American soccer leaders say they're stunned that their FBI cracked down big time on Fifa corruption — even though many of those indicted were in the confederation that includes America, and the linchpin turncoat of the probe lives in Manhattan.
All 14 of the sports administrators named in the US federal indictment are linked to South America's Conembol regional group or were current or former leaders of the Confederation of North, Central American and Caribbean Association Football (Concacaf). The major whistleblower and co-conspirator in the case, Chuck Blazer, is a New Yorker who served as general secretary in charge of the books for Concacaf.
"That was very much a surprise," said US Soccer president Sunil Gulati, referring to indictments against people linked to Concacaf.
"It's been widely written that there was an investigation going on of sorts. We certainly had no expectation of what we learned," he told the Los Angeles Times.

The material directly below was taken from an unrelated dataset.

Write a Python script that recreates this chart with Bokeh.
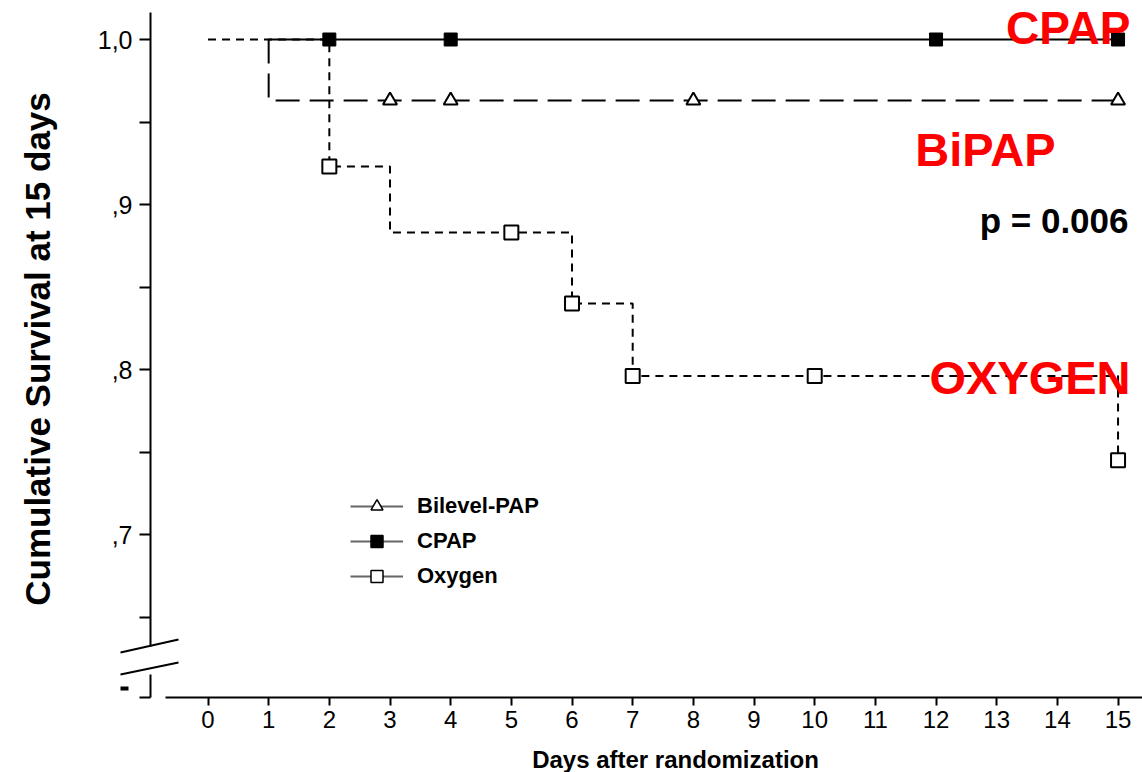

Payoffs for commercial rights
The head of Concacaf was just bounced from the organisation because he was named in the indictment. Jeff Webb was one of at least six officials accused in the indictment of taking bribes of some $110m (£72m) linked to the awarding of broadcast and commercial rights for major regional tournaments, including the Copa America, which was to be played in the US for the first time in 2016.
They are also charged with taking payoffs in exchange for awarding Traffic Sports USA of Miami commercial rights to Concacaf World Cup qualifiers and Gold Cup and Champions League events.
"Given everything that's happened, it's premature to say what the final result on that will be," Gulati said. "Obviously you've got two confederations that are at the heart of one part of what happened."
US federal officials say the indictments are only the beginning of the cases they intend to bring, indicating that many leaders of more football federations will likely still be brought to court.
More indictments on the way, says IRS
Meanwhile, a senior US Internal Revenue Service (IRS) official said he was "fairly confident" there would be more indictments in the criminal investigation into alleged Fifa corruption, the New York Times reported.
"I'm fairly confident that we will have another round of indictments," Richard Weber, the chief of the IRS unit in charge of criminal investigations, was quoted as saying by the Times.
The newspaper reported that Weber would not identify the remaining targets or whether newly re-elected Fifa president Sepp Blatter was among them.
"We strongly believe there are other people and entities involved in criminal acts," Weber was quoted as saying by the Times.